For the interface paper what I still need to do is incorporate some discussion of fuzzy logic, and then actually create the interface that I 'm proposing.

For the IEMOCAP text work, I was looking at how much of the corpus is covered by the dictionary of affect. It looks good but there is more preprocessing I can do to bring the coverage up.

TODO: create interface, discuss fuzzy logic in the interface paper, improve preprocessing for IEMOCAP (maybe make it a subclass of a more general routine)

Saturday, October 18, 2008

Saturday, 18 October 2008

Today started off taking it easy. Panchi and I went out for some coffee and talked about work, research, and some logic/algebra/number theory. Then I was reading the news and about multipoint /multitouch interfaces. I finished reading Jakob Nielsen's paper about next gen user interfaces . The dimensions that Nielsen predicts will characterize next generation interfaces (or, non-command interfaces, as he calls them), are:

User focus
Computers role
Interface control
Syntax
Object visibility
Interaction Stream
Bandwidth
Tracking feedback
Turn-taking
Interface locus
User programming
Software packaging

Friday, 17 October 2008

Today most of my work was in trying to program Qt/clam and reading Xavier's thesis. I didn't get to far with Qt/clam b/c I got stuck compiling and installing new qt libraries. it was a little bit of a pain b/c some of the packages were masked with gentoo. Xavier's thesis is nice to read and gives me a good feel for getting the flow and organization of a dissertation and also to read about the differences between systems, models, frameworks, patterns, etc.

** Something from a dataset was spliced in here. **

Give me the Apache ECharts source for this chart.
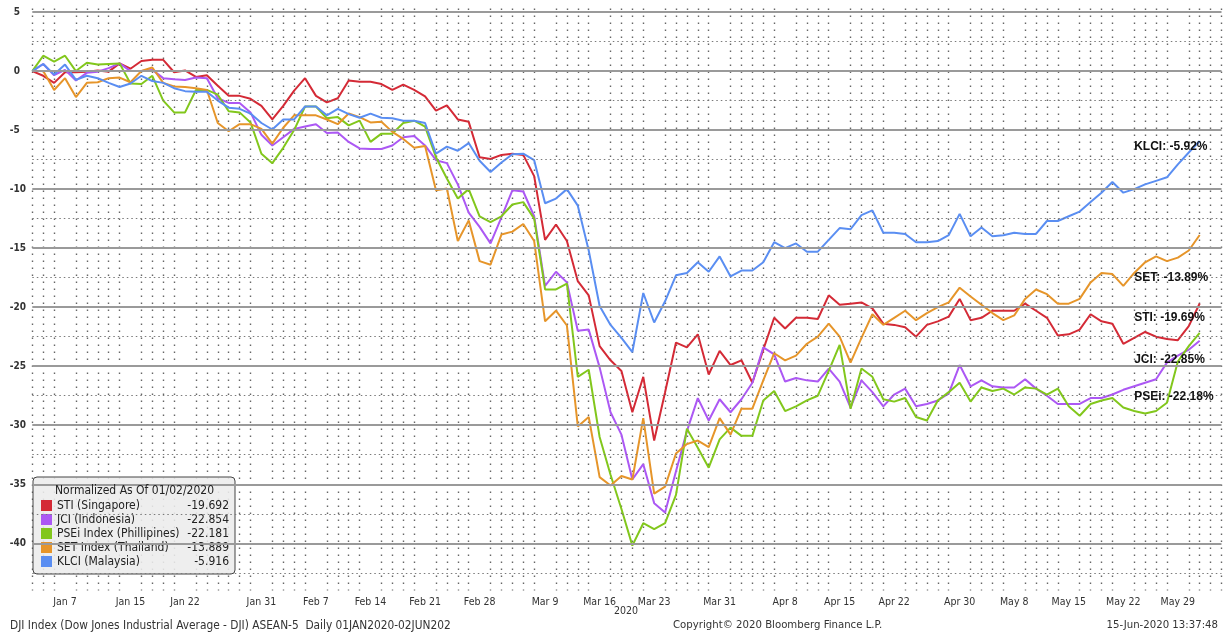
<!DOCTYPE html>
<html>
<head>
<meta charset="utf-8">
<script src="https://cdn.jsdelivr.net/npm/echarts@6/dist/echarts.min.js"></script>
<style>
  html, body { margin: 0; padding: 0; background: #fff; }
  #chart { width: 1223px; height: 635px; }
</style>
</head>
<body>
<div id="chart"></div>
<script>
// ---- categories (trading days on the chart's calendar) ----
const dates = [
  'Jan 2','Jan 3','Jan 6','Jan 7','Jan 8','Jan 9','Jan 10','Jan 13','Jan 14','Jan 15','Jan 16','Jan 17',
  'Jan 20','Jan 21','Jan 22','Jan 23','Jan 24','Jan 27','Jan 28','Jan 29','Jan 30','Jan 31',
  'Feb 3','Feb 4','Feb 5','Feb 6','Feb 7','Feb 10','Feb 11','Feb 12','Feb 13','Feb 14',
  'Feb 17','Feb 18','Feb 19','Feb 20','Feb 21','Feb 24','Feb 25','Feb 26','Feb 27','Feb 28',
  'Mar 2','Mar 3','Mar 4','Mar 5','Mar 6','Mar 9','Mar 10','Mar 11','Mar 12','Mar 13',
  'Mar 16','Mar 17','Mar 18','Mar 19','Mar 20','Mar 23','Mar 24','Mar 25','Mar 26','Mar 27','Mar 30','Mar 31',
  'Apr 1','Apr 2','Apr 3','Apr 6','Apr 7','Apr 8','Apr 9','Apr 10','Apr 13','Apr 14','Apr 15','Apr 16','Apr 17',
  'Apr 20','Apr 21','Apr 22','Apr 23','Apr 24','Apr 27','Apr 28','Apr 29','Apr 30',
  'May 4','May 5','May 6','May 7','May 8','May 11','May 12','May 13','May 14','May 15',
  'May 18','May 19','May 20','May 21','May 22','May 25','May 26','May 27','May 28','May 29',
  'Jun 1','Jun 2'
];
// empty slots after the last day (right margin of the plot)
const padDates = ['Jun 3','Jun 4'];

// ---- tick labels ----
const tickLabels = ['Jan 7','Jan 15','Jan 22','Jan 31','Feb 7','Feb 14','Feb 21','Feb 28','Mar 9','Mar 16',
  'Mar 23','Mar 31','Apr 8','Apr 15','Apr 22','Apr 30','May 8','May 15','May 22','May 29'];
const yearLabel = '2020';
const yTicks = [5, 0, -5, -10, -15, -20, -25, -30, -35, -40];
const yMinorLevels = [2.5, -2.5, -7.5, -12.5, -17.5, -22.5, -27.5, -32.5, -37.5, -42.5];

// ---- series values (% change, normalized to 01/02/2020) ----
const sti = [0, -0.4, -1.0, -0.1, -0.1, -0.05, 0.05, -0.05, 0.65, 0.2,
  0.85, 0.95, 0.95, -0.1, 0.05, -0.5, -0.35, -1.25, -2.1, -2.1,
  -2.35, -2.95, -4.1, -2.95, -1.65, -0.6, -2.1, -2.65, -2.3, -0.8,
  -0.9, -0.9, -1.1, -1.6, -1.15, -1.6, -2.15, -3.35, -2.9, -4.1,
  -4.3, -7.3, -7.45, -7.1, -7.0, -7.1, -8.9, -14.3, -13.0, -14.4,
  -17.8, -19.0, -23.3, -24.5, -25.4, -28.9, -25.9, -31.3, -27.2, -23.0,
  -23.4, -22.3, -25.7, -23.7, -24.9, -24.5, -26.4, -23.6, -20.9, -21.8,
  -20.9, -20.9, -21.0, -19.0, -19.8, -19.7, -19.6, -20.1, -21.4, -21.5,
  -21.7, -22.5, -21.5, -21.2, -20.8, -19.3, -21.1, -20.9, -20.3, -20.3,
  -20.3, -19.7, -20.3, -20.9, -22.4, -22.3, -21.9, -20.6, -21.2, -21.4,
  -23.1, -22.6, -22.1, -22.5, -22.7, -22.8, -21.6, -19.69];
const jci = [0, 0.6, -0.35, 0.1, -0.8, -0.15, -0.05, 0.25, 0.65, 0,
  0, 0.1, -0.6, -0.7, -0.75, -0.55, -0.6, -2.3, -2.7, -2.7,
  -3.5, -5.4, -6.3, -5.6, -4.9, -4.7, -4.5, -5.25, -5.2, -6.0,
  -6.55, -6.6, -6.6, -6.3, -5.6, -5.5, -6.3, -7.55, -7.8, -9.6,
  -12.0, -13.2, -14.6, -12.4, -10.1, -10.2, -12.3, -18.2, -17.0, -17.9,
  -22.0, -21.9, -25.1, -28.9, -30.8, -34.6, -33.3, -36.6, -37.4, -33.9,
  -30.5, -27.7, -29.6, -27.8, -28.9, -27.8, -26.4, -23.4, -24.0, -26.3,
  -26.0, -26.2, -26.3, -25.2, -26.3, -28.5, -26.2, -27.2, -28.4, -27.4,
  -26.9, -28.4, -28.2, -27.9, -27.3, -24.9, -26.7, -26.2, -26.7, -26.8,
  -26.8, -26.1, -26.9, -27.5, -28.2, -28.2, -28.2, -27.7, -27.7, -27.4,
  -27.0, -26.7, -26.4, -26.1, -24.7, -24.1, -23.6, -22.85];
const psei = [0, 1.3, 0.8, 1.3, 0.0, 0.7, 0.55, 0.6, 0.65, -1.05,
  -1.1, -0.4, -2.5, -3.5, -3.5, -1.6, -1.6, -2.0, -3.4, -3.5,
  -4.35, -7.0, -7.8, -6.5, -5.0, -3.0, -3.0, -4.0, -3.9, -4.6,
  -4.2, -6.0, -5.3, -5.3, -4.4, -4.2, -4.7, -7.3, -9.1, -10.8,
  -10.0, -12.3, -12.8, -12.3, -11.3, -11.1, -12.5, -18.5, -18.5, -18.0,
  -25.9, -25.3, -31.0, -34.2, -37.1, -40.2, -38.3, -38.8, -38.3, -35.9,
  -30.3, -31.9, -33.6, -31.2, -30.2, -30.9, -30.9, -27.9, -27.1, -28.8,
  -28.4, -27.9, -27.5, -25.4, -23.2, -28.6, -25.2, -25.9, -27.8, -28.0,
  -27.7, -29.3, -29.6, -27.9, -27.2, -26.4, -28.0, -26.8, -27.1, -26.9,
  -27.4, -26.8, -26.9, -27.4, -26.9, -28.4, -29.2, -28.2, -27.9, -27.7,
  -28.5, -28.8, -29.0, -28.8, -28.1, -24.6, -23.3, -22.18];
const set = [0, 0, -1.6, -0.6, -2.2, -1.0, -0.95, -0.6, -0.55, -0.95,
  0, 0.3, -1.0, -1.3, -1.35, -1.45, -1.6, -4.4, -5.1, -4.5,
  -4.5, -4.9, -6.15, -4.8, -3.75, -3.75, -3.75, -4.1, -4.5, -3.6,
  -3.9, -4.35, -4.3, -5.15, -5.75, -6.5, -6.35, -10.1, -9.95, -14.4,
  -12.65, -16.1, -16.4, -13.85, -13.6, -12.95, -14.4, -21.2, -20.3, -21.55,
  -30.1, -29.3, -34.4, -35.1, -34.3, -34.6, -29.4, -35.8, -35.2, -32.4,
  -31.6, -31.3, -31.85, -29.4, -30.8, -28.6, -28.6, -26.2, -23.9, -24.5,
  -24.1, -23.1, -22.5, -21.4, -22.5, -24.7, -22.6, -20.6, -21.5, -20.9,
  -20.3, -21.1, -20.5, -20.0, -19.6, -18.35, -19.1, -19.8, -20.5, -21.1,
  -20.7, -19.3, -18.5, -18.9, -19.7, -19.7, -19.3, -17.9, -17.1, -17.2,
  -18.2, -17.1, -16.2, -15.7, -16.1, -15.8, -15.2, -13.89];
const klci = [0, 0.6, -0.3, 0.55, -0.75, -0.4, -0.6, -1.0, -1.35, -1.05,
  -0.4, -0.85, -1.0, -1.45, -1.7, -1.75, -1.75, -2.5, -3.1, -3.2,
  -3.6, -4.4, -4.95, -4.1, -4.1, -3.0, -3.0, -3.75, -3.2, -3.65,
  -3.95, -3.6, -3.95, -4.0, -4.2, -4.2, -4.4, -7.0, -6.4, -6.75,
  -6.1, -7.6, -8.55, -7.75, -7.05, -7.0, -7.55, -11.2, -10.8, -10.0,
  -11.4, -15.2, -19.9, -21.5, -22.6, -23.8, -18.8, -21.3, -19.5, -17.3,
  -17.1, -16.2, -17.0, -15.7, -17.4, -16.9, -16.9, -16.2, -14.5, -15.0,
  -14.6, -15.3, -15.3, -14.3, -13.3, -13.4, -12.2, -11.8, -13.7, -13.7,
  -13.8, -14.5, -14.5, -14.4, -13.9, -12.1, -14.0, -13.25, -14.0, -13.9,
  -13.7, -13.8, -13.8, -12.7, -12.7, -12.3, -11.9, -11.1, -10.3, -9.4,
  -10.3, -10.0, -9.6, -9.3, -9.0, -7.9, -6.9, -5.92];

// ---- legend / annotation texts ----
const seriesNames = ['STI (Singapore)', 'JCI (Indonesia)', 'PSEi Index (Phillipines)', 'SET Index (Thailand)', 'KLCI (Malaysia)'];
const legendValues = ['-19.692', '-22.854', '-22.181', '-13.889', '-5.916'];
const endLabels = ['STI: -19.69%', 'JCI: -22.85%', 'PSEi: -22.18%', 'SET: -13.89%', 'KLCI: -5.92%'];
const legendTitle = 'Normalized As Of 01/02/2020';
const footerLeft = 'DJI Index (Dow Jones Industrial Average - DJI) ASEAN-5  Daily 01JAN2020-02JUN202';
const footerMid = 'Copyright\u00a9 2020 Bloomberg Finance L.P.';
const footerRight = '15-Jun-2020 13:37:48';

// ---- styling ----
const seriesValues = [sti, jci, psei, set, klci];
const colors = ['#d42a36', '#ac58f4', '#82c71c', '#e6952a', '#5a8ef2'];
const labelOffsets = [[-66, 14], [-66, 19], [-66, 64], [-66, 43], [-66, 6]];
const F = "'DejaVu Sans Condensed', 'Liberation Sans', sans-serif";

const chart = echarts.init(document.getElementById('chart'), null, { renderer: 'canvas' });
const axisDates = dates.concat(padDates);
const lastDate = dates[dates.length - 1];

const lineSeries = seriesNames.map((name, k) => ({
  name: name,
  type: 'line',
  data: seriesValues[k],
  showSymbol: false,
  symbol: 'none',
  z: 3,
  lineStyle: { color: colors[k], width: 2 },
  itemStyle: { color: colors[k] },
  emphasis: { disabled: true },
  markPoint: {
    silent: true,
    symbol: 'circle',
    symbolSize: 1,
    itemStyle: { color: 'rgba(0,0,0,0)' },
    label: {
      show: true,
      position: 'right',
      distance: 0,
      offset: labelOffsets[k],
      formatter: endLabels[k],
      color: '#111',
      fontWeight: 'bold',
      fontSize: 12,
      fontFamily: "'Liberation Sans', Arial, sans-serif"
    },
    data: [{ coord: [lastDate, seriesValues[k][seriesValues[k].length - 1]] }]
  }
}));

const gridSeries = {
  name: '__grid',
  type: 'line',
  data: [],
  silent: true,
  z: 1,
  markLine: {
    silent: true,
    symbol: 'none',
    animation: false,
    label: { show: false },
    emphasis: { disabled: true },
    data: yTicks.map(v => ({ yAxis: v, lineStyle: { color: '#9a9a9a', width: 1.8, type: 'solid' } }))
      .concat(yMinorLevels.map(v => ({ yAxis: v, lineStyle: { color: '#7a7a7a', width: 1.1, type: [1.5, 3] } })))
  }
};

const option = {
  animation: false,
  backgroundColor: '#ffffff',
  grid: { left: 32.3, right: 1.5, top: 8.5, bottom: 44.5, containLabel: false },
  xAxis: {
    type: 'category',
    data: axisDates,
    boundaryGap: false,
    axisLine: { show: false },
    axisTick: { show: false },
    axisLabel: {
      interval: (i, v) => tickLabels.includes(v),
      color: '#333',
      fontSize: 10.5,
      fontFamily: F,
      margin: 6
    },
    splitLine: {
      show: true,
      interval: (i, v) => !tickLabels.includes(v),
      lineStyle: { color: '#666', width: 1.4, type: [1.5, 5.5] }
    }
  },
  yAxis: {
    type: 'value',
    min: -44,
    max: 5.3,
    axisLine: { show: false },
    axisTick: { show: false },
    splitLine: { show: false },
    axisLabel: {
      customValues: yTicks,
      align: 'left',
      margin: 22.5,
      color: '#333',
      fontSize: 10,
      fontWeight: 'bold',
      fontFamily: F,
      formatter: v => (yTicks.indexOf(v) < 0 ? '' : (v >= 0 ? '{p|' + v + '}' : String(v))),
      rich: { p: { padding: [0, 0, 0, 4], color: '#333', fontSize: 10, fontWeight: 'bold', fontFamily: F } }
    }
  },
  legend: {
    data: seriesNames.map(n => ({ name: n, icon: 'rect' })),
    orient: 'vertical',
    left: 33,
    top: 477,
    itemWidth: 11,
    itemHeight: 11,
    itemGap: 1,
    itemTextGap: 4,
    padding: [22, 6, 6, 8],
    backgroundColor: 'rgba(236,236,236,0.88)',
    borderColor: '#444',
    borderWidth: 1,
    borderRadius: 4,
    selectedMode: false,
    formatter: name => '{n|' + name + '}{v|' + legendValues[seriesNames.indexOf(name)] + '}',
    textStyle: {
      color: '#222',
      fontSize: 12,
      fontFamily: F,
      lineHeight: 13,
      rich: {
        n: { width: 128, fontSize: 12, fontFamily: F, color: '#222', lineHeight: 13 },
        v: { width: 44, align: 'right', fontSize: 12, fontFamily: F, color: '#222', lineHeight: 13 }
      }
    }
  },
  title: [
    { text: footerLeft, left: 10, top: 620, padding: 0, textStyle: { fontSize: 11.8, fontWeight: 'normal', color: '#333', fontFamily: F } },
    { text: footerMid, left: 673, top: 620, padding: 0, textStyle: { fontSize: 11.3, fontWeight: 'normal', color: '#333', fontFamily: F } },
    { text: footerRight, right: 5, top: 620, padding: 0, textStyle: { fontSize: 11.3, fontWeight: 'normal', color: '#333', fontFamily: F } },
    { text: yearLabel, left: 614, top: 606, padding: 0, textStyle: { fontSize: 10.5, fontWeight: 'normal', color: '#333', fontFamily: F } },
    { text: legendTitle, left: 55, top: 485, padding: 0, z: 10, textStyle: { fontSize: 12, fontWeight: 'normal', color: '#222', fontFamily: F } }
  ],
  series: [gridSeries].concat(lineSeries)
};

chart.setOption(option);
</script>
</body>
</html>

The main things that I've been programming with qt are simple dialogs from various examples. What I need to do is to get sound recording to work and then to hook up a recognizer.

I spent a total of ~5 hours working. My main loss of time was getting up in the morning and I stopped working early b/c I had a head ache.

For fun stuff, I went out to eat w/ Markus, Panchi, and Karla at Sofra and then we went to bamboo for Mojitos and Caipirinhas.